Le risque politique peut-il être, d’une certaine manière, pire que le risque environnemental ?

Drieu Godefridi : Le risque politique est toujours pire que les autres, depuis que l’Homme maîtrise la nature. Les deux grands socialismes du XXème siècle — le communisme et le national-socialisme — ont massacré des dizaines de millions de nos semblables au nom de leurs idéologies respectives. Les idéologies totalitaires, visant à subordonner l’individu dans chaque fraction de son être aux axiomes d’un credo, sont pour le genre humain une menace bien plus grande que le réchauffement objectif d’un degré observé depuis le début de l’ère industrielle.

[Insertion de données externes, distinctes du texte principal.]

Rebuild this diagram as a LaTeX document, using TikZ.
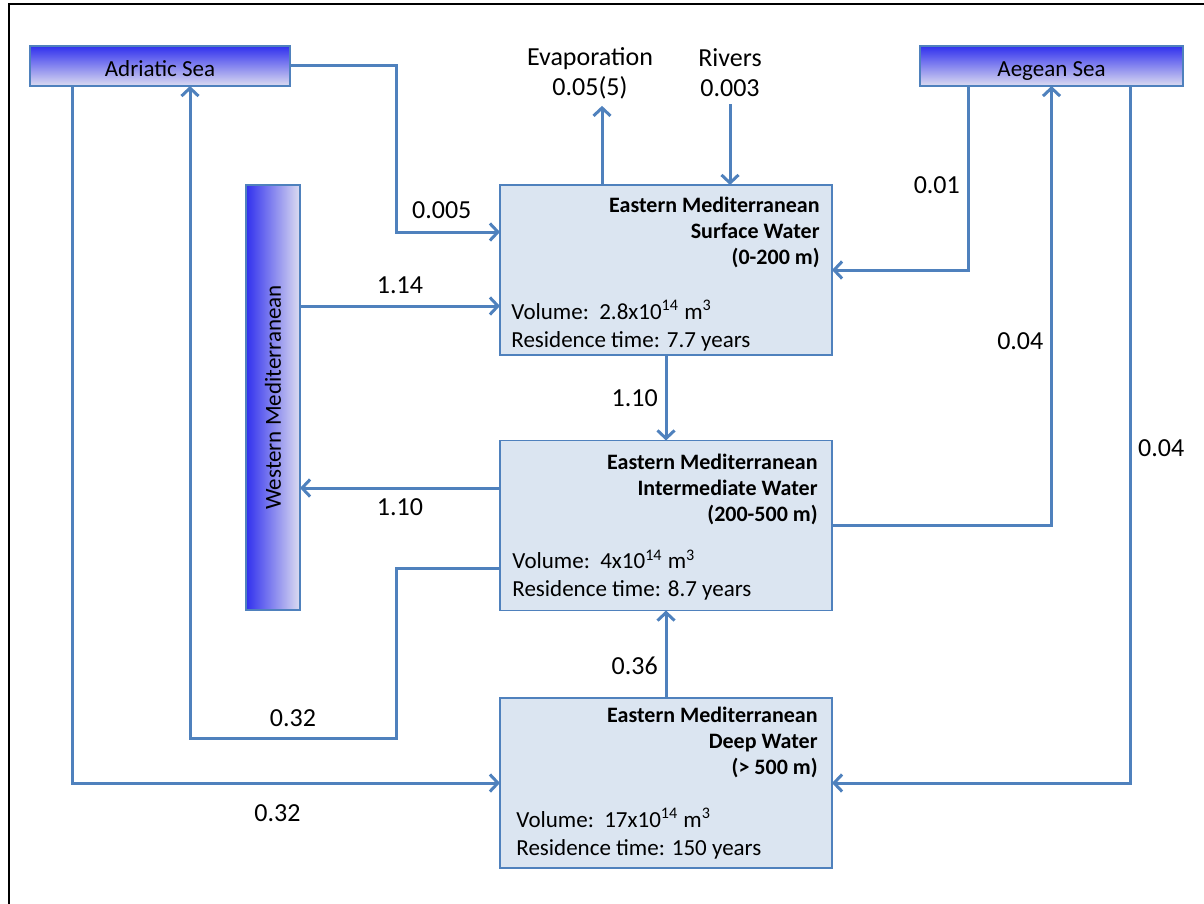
\documentclass[tikz,border=0pt]{standalone}
\usepackage{fontspec}
\usepackage{graphicx}
\setmainfont{Carlito}
\usetikzlibrary{arrows.meta,calc,positioning}
\definecolor{medLine}{HTML}{4F81BD}
\definecolor{medFill}{HTML}{DBE5F1}
\definecolor{medSea}{HTML}{3030EE}
\definecolor{medSeaLight}{HTML}{DCDCF0}

\begin{document}
\begin{tikzpicture}[x=0.5pt, y=-0.5pt,
    every node/.style={font=\fontsize{13}{15}\selectfont, text=black},
    flow/.style={line width=1.5pt, medLine, -{Straight Barb[length=4pt,width=8.5pt]}},
    layer/.style={draw=medLine, line width=0.75pt, fill=medFill, minimum width=166pt, minimum height=85pt, inner sep=0pt, outer sep=0pt},
    sea/.style={draw=medLine, line width=0.75pt, inner sep=0pt, outer sep=0pt, font=\fontsize{11.5}{13}\selectfont},
    seaband/.style={sea, top color=medSea, bottom color=medSeaLight, minimum height=20pt, text height=10.5pt, text depth=0pt},
    title/.style={anchor=north east, align=right, inner sep=0pt, font=\bfseries\fontsize{11}{13}\selectfont},
    info/.style={anchor=south west, align=left, inner sep=0pt, font=\fontsize{11.5}{14}\selectfont}]
  \useasboundingbox (0,0) rectangle (1204,904);
  \draw[line width=1.2pt] (9,904) -- (9,4) -- (1204,4);

  \node[seaband, minimum width=130pt] (adriatic) at (160,66) {Adriatic Sea};
  \node[seaband, minimum width=131.5pt] (aegean) at (1051.5,66) {Aegean Sea};
  \node[sea, left color=medSea, right color=medSeaLight, minimum width=27pt, minimum height=212.5pt] (westmed) at (273,397.5) {\rotatebox{90}{Western Mediterranean}};

  \node[layer] (surf) at (666,270) {};
  \node[title] (surf-title) at ([xshift=-6pt,yshift=-6pt]surf.north east) {Eastern Mediterranean\\Surface Water\\(0-200 m)};
  \node[info] (surf-info) at ([xshift=5.5pt,yshift=1.8pt]surf.south west) {Volume:\ \ 2.8x10\textsuperscript{14} m\textsuperscript{3}\\Residence time: 7.7 years};

  \node[layer] (inter) at (666,525.5) {};
  \node[title] (inter-title) at ([xshift=-7pt,yshift=-6.5pt]inter.north east) {Eastern Mediterranean\\Intermediate Water\\(200-500 m)};
  \node[info] (inter-info) at ([xshift=6pt,yshift=4.8pt]inter.south west) {Volume:\ \ 4x10\textsuperscript{14} m\textsuperscript{3}\\Residence time: 8.7 years};

  \node[layer] (deep) at (666,783) {};
  \node[title] (deep-title) at ([xshift=-7pt,yshift=-4.5pt]deep.north east) {Eastern Mediterranean\\Deep Water\\(> 500 m)};
  \node[info] (deep-info) at ([xshift=8pt,yshift=4.3pt]deep.south west) {Volume:\ \ 17x10\textsuperscript{14} m\textsuperscript{3}\\Residence time: 150 years};

  \node[align=center] (evap) at (590,73) {Evaporation\\0.05(5)};
  \node[align=center] (rivers) at (730,73) {Rivers\\0.003};

  \draw[flow] ([xshift=-32pt]surf.north) -- ([xshift=-32pt]surf.north |- evap.south);
  \draw[flow] (rivers.south) -- (rivers.south |- surf.north);
  \draw[flow] (adriatic.east) -- ++(106,0) |- ([yshift=19pt]surf.west) node[pos=0.72, above=2.5pt] {0.005};
  \draw[flow] ([yshift=-18pt]surf.west -| westmed.east) -- ([yshift=-18pt]surf.west) node[midway, above=2pt] {1.14};
  \draw[flow] ([xshift=-41.75pt]aegean.south) |- (surf.east) node[pos=0.27, left] {0.01};
  \draw[flow] (surf.south) -- (inter.north) node[midway, left] {1.10};
  \draw[flow] ([yshift=18.75pt]inter.west) -- ([yshift=18.75pt]inter.west -| westmed.east) node[midway, below=1pt] {1.10};
  \draw[flow] ([yshift=-21.25pt]inter.west) -- ++(-104,0) -- ++(0,170) -| ([xshift=15pt]adriatic.south) node[pos=0.25, above=1.5pt] {0.32};
  \draw[flow] (inter.east) -| (aegean.south) node[pos=0.71, left] {0.04};
  \draw[flow] ([xshift=-44pt]adriatic.south) |- (deep.west) node[pos=0.74, below=6.5pt] {0.32};
  \draw[flow] ([xshift=39.25pt]aegean.south) |- (deep.east) node[pos=0.26, right] {0.04};
  \draw[flow] (deep.north) -- (inter.south) node[pos=0.37, left] {0.36};
\end{tikzpicture}
\end{document}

Joseph Macé-Scaron : Oui car il peut conduire à prendre des décisions catastrophiques qui, loin de répondre au défi climatique, risque de précipiter les choses. Brice Lalonde a eu l’honnêteté de reconnaître qu’au début des années 80, le mouvement écologiste a commis un impair en s’organisant uniquement autour des luttes contre le nucléaire militaire et civil. Du coup, il n’a pas vu venir la question du changement climatique. Il faudra attendre les premiers rapports du GIEC (Groupe d’experts intergouvernemental sur l’évolution du climat) pour que s’opère une prise de conscience. Aujourd’hui, un certain nombre d’entre eux se rendent compte qu’il serait temps de changer de logiciel à partir du moment où l’on admet que ce qui est prioritaire, c’est de limiter les gaz à effet de serre et que la lutte contre le CO2 passe avant la question nucléaire. Lalonde résume parfaitement ce choc : « Au sein du mouvement écologiste, c’était comme renier la Bible pour un chrétien. »

Le Covid a montré la capacité des gouvernements à décider de restrictions de liberté y compris sans véritable justification d’efficacité. Cela pourrait-il se reproduire avec l'urgence écologique ?

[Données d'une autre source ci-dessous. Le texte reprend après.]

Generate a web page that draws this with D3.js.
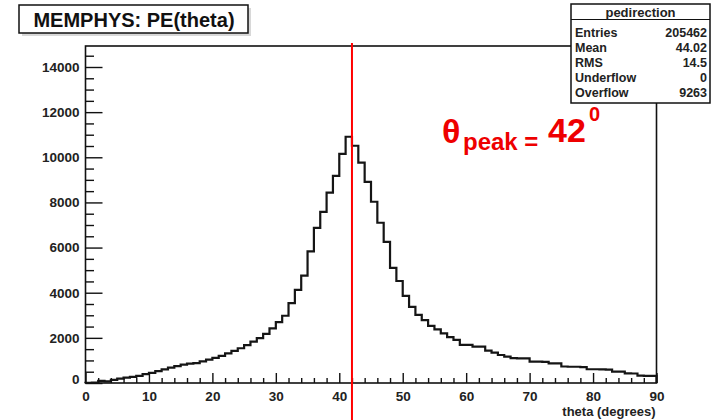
<!DOCTYPE html>
<html>
<head>
<meta charset="utf-8">
<script src="https://cdn.jsdelivr.net/npm/d3@7"></script>
<style>
  html, body { margin: 0; padding: 0; background: #fff; }
  svg { display: block; font-family: "Liberation Sans", Arial, Helvetica, sans-serif; }
</style>
</head>
<body>
<svg id="chart" width="715" height="420"></svg>
<script>
// PE(theta) histogram, 1-degree bins from 0 to 90 degrees
const binWidth = 1;
const counts = [
  5, 20, 90, 70, 140, 190, 240, 270, 320, 390,
  450, 530, 600, 680, 750, 810, 860, 880, 960, 1040,
  1110, 1200, 1310, 1420, 1540, 1680, 1830, 1990, 2180, 2420,
  2700, 2980, 3540, 4130, 4760, 5830, 6870, 7580, 8430, 9180,
  10150, 10910, 10510, 9760, 8910, 8030, 7100, 6250, 5100, 4520,
  3860, 3370, 3020, 2790, 2530, 2380, 2200, 2030, 1910, 1690,
  1690, 1610, 1610, 1430, 1350, 1240, 1170, 1100, 1090, 1090,
  950, 950, 940, 870, 870, 730, 720, 720, 700, 610,
  610, 600, 590, 500, 500, 430, 420, 330, 320, 320
];
const binLow = counts.map((_, i) => i * binWidth);

const xMajorTicks = [0, 10, 20, 30, 40, 50, 60, 70, 80, 90];
const yMajorTicks = [0, 2000, 4000, 6000, 8000, 10000, 12000, 14000];

const peakTheta = 42;
const titleText = "MEMPHYS: PE(theta)";
const xTitle = "theta (degrees)";
const statsName = "pedirection";
const statLabels = ["Entries", "Mean", "RMS", "Underflow", "Overflow"];
const statValues = ["205462", "44.02", "14.5", "0", "9263"];

const svg = d3.select("#chart");

const frame = { left: 85.5, right: 656.5, top: 46, bottom: 383 };
const x = d3.scaleLinear().domain([0, 90]).range([frame.left, frame.right]);
const y = d3.scaleLinear().domain([0, 14000]).range([frame.bottom, 67]);

// frame
svg.append("rect")
  .attr("x", frame.left).attr("y", frame.top)
  .attr("width", frame.right - frame.left).attr("height", frame.bottom - frame.top)
  .attr("fill", "none").attr("stroke", "#111").attr("stroke-width", 1.6);

// histogram outline as a step path
const pts = [[x(binLow[0]), y(0)]];
counts.forEach((c, i) => {
  pts.push([x(binLow[i]), y(c)]);
  pts.push([x(binLow[i] + binWidth), y(c)]);
});
pts.push([x(binLow[counts.length - 1] + binWidth), y(0)]);
svg.append("path")
  .attr("d", d3.line()(pts))
  .attr("fill", "none").attr("stroke", "#151515").attr("stroke-width", 2.2)
  .attr("stroke-linejoin", "miter");

const tickFont = g => g.selectAll("text")
  .attr("font-size", 13.5).attr("font-weight", "bold").attr("fill", "#222")
  .attr("font-family", "'Liberation Sans', Arial, sans-serif");

// y axis: minor ticks, then major ticks with labels (ticks point into the frame)
const yMinor = d3.range(0, 15000, 500).filter(v => v % 2000 !== 0);
svg.append("g").attr("transform", `translate(${frame.left},0)`)
  .call(d3.axisLeft(y).tickValues(yMinor).tickSizeInner(-8.5).tickSizeOuter(0).tickFormat(""))
  .call(g => g.select(".domain").remove())
  .call(g => g.selectAll("line").attr("stroke", "#111").attr("stroke-width", 1.4));
svg.append("g").attr("transform", `translate(${frame.left},0)`)
  .call(d3.axisLeft(y).tickValues(yMajorTicks).tickSizeInner(-17).tickSizeOuter(0)
    .tickPadding(6).tickFormat(d3.format("d")))
  .call(g => g.select(".domain").remove())
  .call(g => g.selectAll("line").attr("stroke", "#111").attr("stroke-width", 1.4))
  .call(tickFont)
  .call(g => g.selectAll("text").filter(d => d === 0).attr("dy", "0.05em"));

// x axis: minor ticks every 2 degrees, major every 10
const xMinor = d3.range(0, 91, 2).filter(v => v % 10 !== 0);
svg.append("g").attr("transform", `translate(0,${frame.bottom})`)
  .call(d3.axisBottom(x).tickValues(xMinor).tickSizeInner(-5).tickSizeOuter(0).tickFormat(""))
  .call(g => g.select(".domain").remove())
  .call(g => g.selectAll("line").attr("stroke", "#111").attr("stroke-width", 1.4));
svg.append("g").attr("transform", `translate(0,${frame.bottom})`)
  .call(d3.axisBottom(x).tickValues(xMajorTicks).tickSizeInner(-10).tickSizeOuter(0)
    .tickPadding(8).tickFormat(d3.format("d")))
  .call(g => g.select(".domain").remove())
  .call(g => g.selectAll("line").attr("stroke", "#111").attr("stroke-width", 1.4))
  .call(tickFont);

// x axis title
svg.append("text")
  .attr("x", frame.right - 1).attr("y", 416)
  .attr("text-anchor", "end")
  .attr("font-size", 13).attr("font-weight", "bold").attr("fill", "#222")
  .text(xTitle);

// peak marker
svg.append("line")
  .attr("x1", x(peakTheta)).attr("x2", x(peakTheta))
  .attr("y1", 43).attr("y2", 420)
  .attr("stroke", "#ff0000").attr("stroke-width", 2);

const red = "#ee0000";
svg.append("text").attr("x", 442).attr("y", 143)
  .attr("font-size", 34).attr("font-weight", "bold").attr("fill", red).text("θ");
svg.append("text").attr("x", 463).attr("y", 150)
  .attr("font-size", 24).attr("font-weight", "bold").attr("fill", red).text("peak =");
svg.append("text").attr("x", 548).attr("y", 142)
  .attr("font-size", 34).attr("font-weight", "bold").attr("fill", red).text(String(peakTheta));
svg.append("text").attr("x", 589).attr("y", 121)
  .attr("font-size", 20).attr("font-weight", "bold").attr("fill", red).text("0");

// title box with drop shadow
svg.append("rect").attr("x", 22).attr("y", 8).attr("width", 229).attr("height", 28)
  .attr("fill", "#d8d8d8");
svg.append("rect").attr("x", 19).attr("y", 5).attr("width", 229).attr("height", 28)
  .attr("fill", "#fff").attr("stroke", "#111").attr("stroke-width", 1.5);
svg.append("text").attr("x", 134).attr("y", 26.5)
  .attr("text-anchor", "middle").attr("font-size", 20).attr("font-weight", "bold").attr("fill", "#111")
  .text(titleText);

// statistics box
const sb = { x: 571, y: 4, w: 139, h: 99 };
svg.append("rect").attr("x", sb.x).attr("y", sb.y).attr("width", sb.w).attr("height", sb.h)
  .attr("fill", "#fff").attr("stroke", "#111").attr("stroke-width", 1.5);
svg.append("line").attr("x1", sb.x).attr("x2", sb.x + sb.w).attr("y1", 19.5).attr("y2", 19.5)
  .attr("stroke", "#111").attr("stroke-width", 1.2);
svg.append("text").attr("x", sb.x + sb.w / 2).attr("y", 16.5)
  .attr("text-anchor", "middle").attr("font-size", 13).attr("font-weight", "bold").attr("fill", "#222")
  .text(statsName);
const rowY = d3.scalePoint().domain(statLabels).range([36.5, 97]);
svg.append("g").selectAll("text.lab").data(statLabels).join("text")
  .attr("x", sb.x + 4).attr("y", d => rowY(d))
  .attr("font-size", 12.5).attr("font-weight", "bold").attr("fill", "#222")
  .text(d => d);
svg.append("g").selectAll("text.val").data(statValues).join("text")
  .attr("x", sb.x + sb.w - 3).attr("y", (d, i) => rowY(statLabels[i]))
  .attr("text-anchor", "end")
  .attr("font-size", 12.5).attr("font-weight", "bold").attr("fill", "#222")
  .text(d => d);
</script>
</body>
</html>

Drieu Godefridi : Cette assimilation COVID/climat m’est familière, j’en comprends les motifs mais je ne la trouve guère convaincante. Face à cette vilaine bestiole, le COVID, dont nous a gratifié le régime chinois, nos gouvernements ont fait preuve d’amateurisme, d’incompétence et ils ont collectionné les décisions aberrantes — comment le nier ? — mais fondamentalement, ils ont fait ce qu’ils ont pu. Le défi n’était pas mince, et neuf d’un strict point de vue épidémiologique. Par ailleurs le phénomène COVID est situé dans le temps, et aucune idéologie n’en répond. Tandis que l’écologisme prétend embrasser l’histoire et l’humanité dans chacun de ses compatiments, chacune de ses manifestations, et s’offre comme une 'métaphysique de la nature’, dans les termes du philosophe écologiste allemand Hans Jonas.

Joseph Macé-Scaron : Bien sûr puisque nous sommes sur le terrain de la pseudo-morale donc tout est permis pour voir triompher le camp du Bien. L’urgence écologique est devenue une religion avec son église, son clergé, ses dogmes et ses interdits. Tous les jours nous sommes abreuvés de discours et d’images apocalyptiques dans les médias. Nous sommes confrontés à un incessant bourrage de crâne. Tout est fait pour nos préparer à des mesures drastiques et privatives de liberté. Le fond de sauce idéologique des écologistes peuvent leur permettre d’aller très loin dans ce domaine puisque l’Homme est un loup contre la Nature. Pour sauver Gaïa, tous les moyens sont bons, in fine, y compris de contraindre jusqu’à l’effacement l’activité humaine. Une chose est sûre : l’écologie n’est pas un humanisme.